The Arkansas Department of Human Services (DHS) was granted emergency custody
of MC days after her birth in December 2022. Johnson was exhibiting bizarre and
concerning behavior. She was seeing people who were not there. Johnson refused her
2 mental-health medications because she did not believe she needed them. She is bipolar and
schizophrenic. She had experienced incarceration and hospitalization. There was already an
open DHS case regarding MC’s older sibling who was in foster care. Johnson had not been
compliant in that case. She was kicked out of every shelter; she threatened to hurt people
and kill her children because she believed God had instructed her to.

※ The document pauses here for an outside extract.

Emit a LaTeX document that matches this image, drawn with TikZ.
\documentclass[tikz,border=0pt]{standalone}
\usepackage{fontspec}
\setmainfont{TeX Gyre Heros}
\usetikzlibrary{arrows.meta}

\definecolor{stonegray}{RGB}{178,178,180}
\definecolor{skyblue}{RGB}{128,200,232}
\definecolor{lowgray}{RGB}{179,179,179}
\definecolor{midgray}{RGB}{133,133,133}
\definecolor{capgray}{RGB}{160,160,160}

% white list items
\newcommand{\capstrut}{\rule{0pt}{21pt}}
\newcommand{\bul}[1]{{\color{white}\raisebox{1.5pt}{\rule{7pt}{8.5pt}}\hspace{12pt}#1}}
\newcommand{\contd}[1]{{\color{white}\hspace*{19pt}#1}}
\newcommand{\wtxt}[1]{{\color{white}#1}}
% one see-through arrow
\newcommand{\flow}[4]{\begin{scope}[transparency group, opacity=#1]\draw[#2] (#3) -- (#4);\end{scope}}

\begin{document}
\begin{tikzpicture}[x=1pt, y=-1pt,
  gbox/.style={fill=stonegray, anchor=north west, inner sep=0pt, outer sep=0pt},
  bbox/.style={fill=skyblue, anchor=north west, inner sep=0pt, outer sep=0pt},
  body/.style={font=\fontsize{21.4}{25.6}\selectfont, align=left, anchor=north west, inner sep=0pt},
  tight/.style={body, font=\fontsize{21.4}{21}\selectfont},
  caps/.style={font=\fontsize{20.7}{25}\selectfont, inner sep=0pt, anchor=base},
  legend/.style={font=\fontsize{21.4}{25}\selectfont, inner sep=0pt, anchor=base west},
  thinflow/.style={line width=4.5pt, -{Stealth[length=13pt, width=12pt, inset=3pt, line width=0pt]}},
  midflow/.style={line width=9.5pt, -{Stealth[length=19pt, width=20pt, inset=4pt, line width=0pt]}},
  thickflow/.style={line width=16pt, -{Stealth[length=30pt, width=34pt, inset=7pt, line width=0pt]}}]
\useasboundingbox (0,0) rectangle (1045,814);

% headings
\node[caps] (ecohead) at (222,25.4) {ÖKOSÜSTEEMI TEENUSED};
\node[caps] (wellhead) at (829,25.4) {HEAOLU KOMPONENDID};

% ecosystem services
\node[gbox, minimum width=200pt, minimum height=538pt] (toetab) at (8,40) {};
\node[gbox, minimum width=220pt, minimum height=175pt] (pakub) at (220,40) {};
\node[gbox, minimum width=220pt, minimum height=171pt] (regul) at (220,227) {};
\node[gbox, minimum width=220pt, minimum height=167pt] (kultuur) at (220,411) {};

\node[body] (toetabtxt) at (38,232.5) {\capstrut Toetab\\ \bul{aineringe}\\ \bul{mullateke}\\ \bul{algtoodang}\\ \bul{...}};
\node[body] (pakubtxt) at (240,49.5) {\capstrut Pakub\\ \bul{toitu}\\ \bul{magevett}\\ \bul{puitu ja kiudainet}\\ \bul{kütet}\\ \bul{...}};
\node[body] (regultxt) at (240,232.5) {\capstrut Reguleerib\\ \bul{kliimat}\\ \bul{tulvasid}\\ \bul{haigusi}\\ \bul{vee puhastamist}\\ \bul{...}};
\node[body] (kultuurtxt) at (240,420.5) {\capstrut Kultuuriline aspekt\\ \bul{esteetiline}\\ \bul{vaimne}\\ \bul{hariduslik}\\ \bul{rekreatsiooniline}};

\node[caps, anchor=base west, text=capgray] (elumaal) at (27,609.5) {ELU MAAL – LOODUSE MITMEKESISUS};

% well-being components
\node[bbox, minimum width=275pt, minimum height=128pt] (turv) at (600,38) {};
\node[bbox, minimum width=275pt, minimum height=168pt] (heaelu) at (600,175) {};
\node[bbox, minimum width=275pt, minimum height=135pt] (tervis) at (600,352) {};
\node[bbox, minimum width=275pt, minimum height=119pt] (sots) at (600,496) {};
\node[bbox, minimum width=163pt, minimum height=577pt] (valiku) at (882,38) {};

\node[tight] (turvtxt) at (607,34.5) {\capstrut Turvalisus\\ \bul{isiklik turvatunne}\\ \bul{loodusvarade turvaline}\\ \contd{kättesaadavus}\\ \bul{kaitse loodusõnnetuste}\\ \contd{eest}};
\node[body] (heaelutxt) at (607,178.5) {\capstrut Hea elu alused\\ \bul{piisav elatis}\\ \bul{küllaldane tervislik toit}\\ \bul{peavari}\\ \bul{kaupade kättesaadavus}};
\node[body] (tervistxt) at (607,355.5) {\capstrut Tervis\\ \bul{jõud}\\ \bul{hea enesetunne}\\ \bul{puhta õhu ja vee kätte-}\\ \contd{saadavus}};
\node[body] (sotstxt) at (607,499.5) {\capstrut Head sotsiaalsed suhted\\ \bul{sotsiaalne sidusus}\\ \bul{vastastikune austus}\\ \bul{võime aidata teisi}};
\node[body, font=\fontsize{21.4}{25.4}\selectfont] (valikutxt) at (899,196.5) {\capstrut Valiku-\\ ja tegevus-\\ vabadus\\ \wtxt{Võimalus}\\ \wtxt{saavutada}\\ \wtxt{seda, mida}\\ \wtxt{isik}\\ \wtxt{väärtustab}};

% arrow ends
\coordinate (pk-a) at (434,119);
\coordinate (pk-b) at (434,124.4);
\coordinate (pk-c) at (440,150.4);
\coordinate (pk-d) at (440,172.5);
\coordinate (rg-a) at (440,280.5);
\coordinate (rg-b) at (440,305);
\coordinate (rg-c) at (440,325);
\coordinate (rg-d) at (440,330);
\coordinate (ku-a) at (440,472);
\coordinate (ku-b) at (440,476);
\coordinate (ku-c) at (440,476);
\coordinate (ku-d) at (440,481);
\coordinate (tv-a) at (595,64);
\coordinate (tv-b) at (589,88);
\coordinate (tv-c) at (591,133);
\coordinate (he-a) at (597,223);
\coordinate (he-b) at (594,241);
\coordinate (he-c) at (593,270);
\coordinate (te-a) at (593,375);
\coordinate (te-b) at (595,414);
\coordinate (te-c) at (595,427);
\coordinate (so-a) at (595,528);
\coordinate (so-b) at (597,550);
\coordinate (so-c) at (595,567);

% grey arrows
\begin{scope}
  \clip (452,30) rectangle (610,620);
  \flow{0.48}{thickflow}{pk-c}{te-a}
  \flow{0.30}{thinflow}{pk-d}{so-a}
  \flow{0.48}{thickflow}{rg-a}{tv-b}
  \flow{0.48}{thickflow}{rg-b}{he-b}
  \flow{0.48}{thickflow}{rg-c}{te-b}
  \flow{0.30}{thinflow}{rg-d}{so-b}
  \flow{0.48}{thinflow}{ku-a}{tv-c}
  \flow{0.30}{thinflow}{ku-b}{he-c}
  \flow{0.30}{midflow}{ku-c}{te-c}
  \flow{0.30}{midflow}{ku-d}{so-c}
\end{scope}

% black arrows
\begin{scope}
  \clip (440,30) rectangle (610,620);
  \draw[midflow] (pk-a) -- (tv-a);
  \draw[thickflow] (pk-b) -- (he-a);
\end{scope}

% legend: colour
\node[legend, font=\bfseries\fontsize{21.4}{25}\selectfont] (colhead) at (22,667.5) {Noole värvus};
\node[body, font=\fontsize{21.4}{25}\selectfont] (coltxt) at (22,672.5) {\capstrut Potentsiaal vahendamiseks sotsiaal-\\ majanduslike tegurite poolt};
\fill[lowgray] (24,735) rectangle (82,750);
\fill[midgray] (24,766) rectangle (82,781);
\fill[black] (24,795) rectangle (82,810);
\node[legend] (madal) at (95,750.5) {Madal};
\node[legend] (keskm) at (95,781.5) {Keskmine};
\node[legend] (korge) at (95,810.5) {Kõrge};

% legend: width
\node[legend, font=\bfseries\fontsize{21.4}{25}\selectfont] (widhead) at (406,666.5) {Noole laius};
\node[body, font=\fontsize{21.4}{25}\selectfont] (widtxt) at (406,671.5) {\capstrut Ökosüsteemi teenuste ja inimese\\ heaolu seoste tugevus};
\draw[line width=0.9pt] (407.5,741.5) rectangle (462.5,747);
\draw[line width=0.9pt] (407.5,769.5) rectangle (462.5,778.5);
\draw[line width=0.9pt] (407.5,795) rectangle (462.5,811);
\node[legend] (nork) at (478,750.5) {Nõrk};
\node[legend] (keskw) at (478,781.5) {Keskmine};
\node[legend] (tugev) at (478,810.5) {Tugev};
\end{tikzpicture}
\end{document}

Over the next two years, and with DHS’s provision of a multitude of services, Johnson
would make some progress but would later refuse to take her medications, maintain
employment, or accept inpatient treatment. During one psychotic episode, Johnson
experienced paranoia, auditory hallucinations, and homicidal ideation. While this case was
open, Johnson gave birth to another child, a boy, who was also removed from her custody.
Johnson’s psychologist recommended that she continue with therapy and that DHS monitor
Johnson’s visitation for at least another year. Essentially, Johnson was unwilling to try to
maintain good mental health, and she would be unable to parent without constant
supervision. An adoption specialist said there were no barriers to MC being adopted.

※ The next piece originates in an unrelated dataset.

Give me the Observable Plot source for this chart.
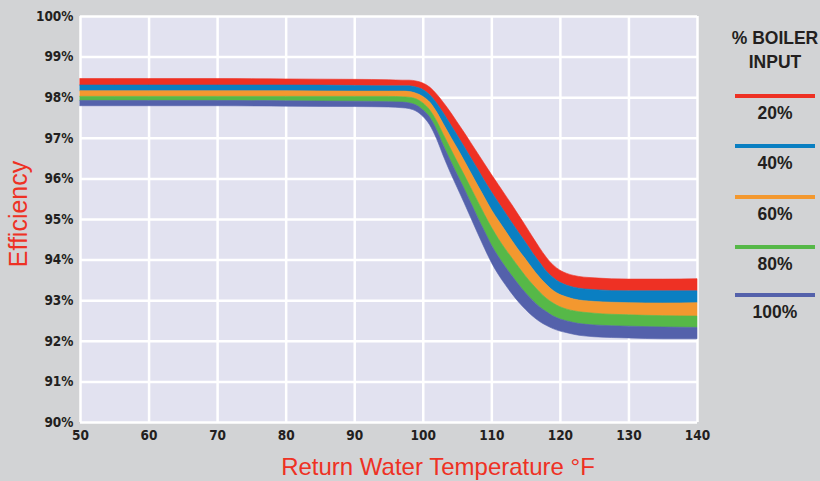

The circuit court found that after almost two years in this case, Johnson demonstrated
incapacity or indifference to remedy her situation, and there was little likelihood of
successful reunification. The circuit court found there to be “no doubt” that termination
was in MC’s best interest. We agree with counsel that there is no issue of arguable merit to
raise as to the sufficiency of the evidence to terminate her parental rights.
Counsel identifies three additional adverse rulings or potential adverse rulings: an
evidentiary ruling, the denial of a request for more time, and the rejection of her argument
3 that the Americans with Disabilities Act would be a barrier to terminating her rights. As
counsel explains, these rulings present no issue of arguable merit on appeal. Johnson filed
pro se points for reversal contending that her counsel was ineffective, that she was subjected
to discrimination because of her race and mental health, that she loves her child and is doing
better, and that lies were told about her. MC’s attorney ad litem, DHS, and appellant’s
attorney assert that these issues are either not preserved for appellate review or present no
issue of arguable merit. See Meyerpeter v. Ark. Dep’t of Hum. Servs., 2024 Ark. App. 462, 699
S.W.3d 377. We agree.
Having carefully examined the record and counsel’s brief, we conclude that counsel
has complied with the requirements of no-merit appeals. We affirm the termination order
Affirmed; motion to withdraw granted.
GLADWIN and BROWN, JJ., agree.
Jennifer Oyler Olson, Arkansas Commission for Parent Counsel, for appellant.
Marc D. Tave, Ark. Dep’t of Human Services, Office of Chief Counsel, for appellee.
Dana McClain, attorney ad litem for minor child.